Histograms are much preferred because they greatly facilitate answering such questions. The simplest way to make a histogram is to divide the span of our data into non-overlapping bins of the same size. Then, for each bin, we count the number of values that fall in that interval. The histogram plots these counts as bars with the base of the bar defined by the intervals. As you can see in the figure above, a histogram is similar to a barplot, but it differs in that the x-axis is numerical, not categorical.

hist(heights$height,breaks=65) 

ggplot(heights,aes(x=height)) +geom_histogram(binwidth = 0.5)

ggplot(heights,aes(x=height)) +geom_density()

Density

Density plots are similar to histograms, but the data is not divided into bins.

The density is basically the curve that goes through the top of the histogram bars when the bins are very, very small.

ggplot(heights,aes(x=height)) +geom_density(color="blue",alpha=0.3) +
  geom_histogram(aes(y=..density..),binwidth=1,fill="white",colour="black")

Exercise

In the murders dataset, the region is a categorical variable and the following is its distribution:

barplot(prop.table(table(murders$region)))

- To the closest 5%, what proportion of the states are in the North Central region? - The graph above is a histogram or not?

ggplot(heights, aes(height)) +   stat_ecdf(geom = "step", pad = FALSE)

-What percentage of males are shorter than 75 inches?

Here is an eCDF of the murder rates across states:

ggplot(murders, aes(total/population)) +   stat_ecdf(geom = "step", pad = FALSE)

Knowing that there are 51 states (counting DC) and based on this plot, how many states have murder rates larger than 10 per 100,000 people?

The normal distribution

Histograms and density plots provide excellent summaries of a distribution. But can we summarize even further? We often see the average and standard deviation used as summary statistics: a two-number summary! To understand what these summaries are and why they are so widely used, we need to understand the normal distribution.

\(f(x) = \frac{1}{\sqrt{2\pi\sigma^2}}e^{-\frac{(x-\mu)^2}{2\sigma^2}}\)

Normal Distribution
Normal Distribution

But note that it is completely defined by just two parameters: \(\mu\) and \(\sigma\) . In the standard normal distribution, 68% of data falls within 1 standard deviation of the mean, 95% falls within 2 standard deviations, and 99.7% falls within 3 standard deviations of the mean. Consider the image of the bell curve.

data <- data.frame(x = rnorm(100000, mean = 0, sd = 1))
ggplot(data, aes(x = x)) +geom_density()  

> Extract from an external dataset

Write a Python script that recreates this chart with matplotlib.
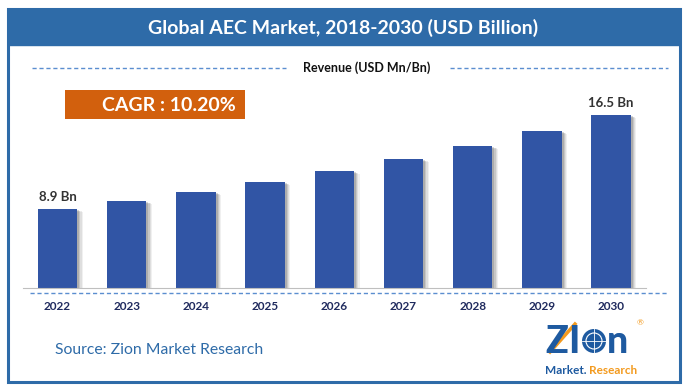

Standard Deviation: measures the dispersion of the data in relation to the mean. A standard deviation close to zero indicates that data points are very close to the mean, whereas a larger standard deviation indicates data points are spread further away from the mean.

\(\sigma^2=\frac{\sum(x_i-\mu)^2}{N}\)

xi <- c(56, 65, 74, 75, 76, 77, 80, 81, 91)
df <- data.frame(
  Height = xi,
  Mean = mean(xi),
  Dispersion = xi-mean(xi),
  Square_Dispersion = (xi-mean(xi))^2
)
sigma <- sqrt(sum(df$Square_Dispersion)/9)

This data shows that 68% of heights were 75 inches plus or minus 9.3 inches (1 standard deviation away from the mean), 95% of heights were 75’’ plus or minus 18.6’’ (2 standard deviations away from the mean), and 99.7% of heights were 75’’ plus or minus 27.9’’ (3 standard deviations away from the mean).

Z-score: number of standard deviations away from the mean.

\(Z=\frac{x-\mu}{\sigma}\)

z <- df$Dispersion/sigma
z[7]
## [1] 0.5357143

The z-score of 0.54 corresponds to 0.7054 on the z-table. This means that student A is taller than 70.54% of the class and is shorter than 29.46% of the class.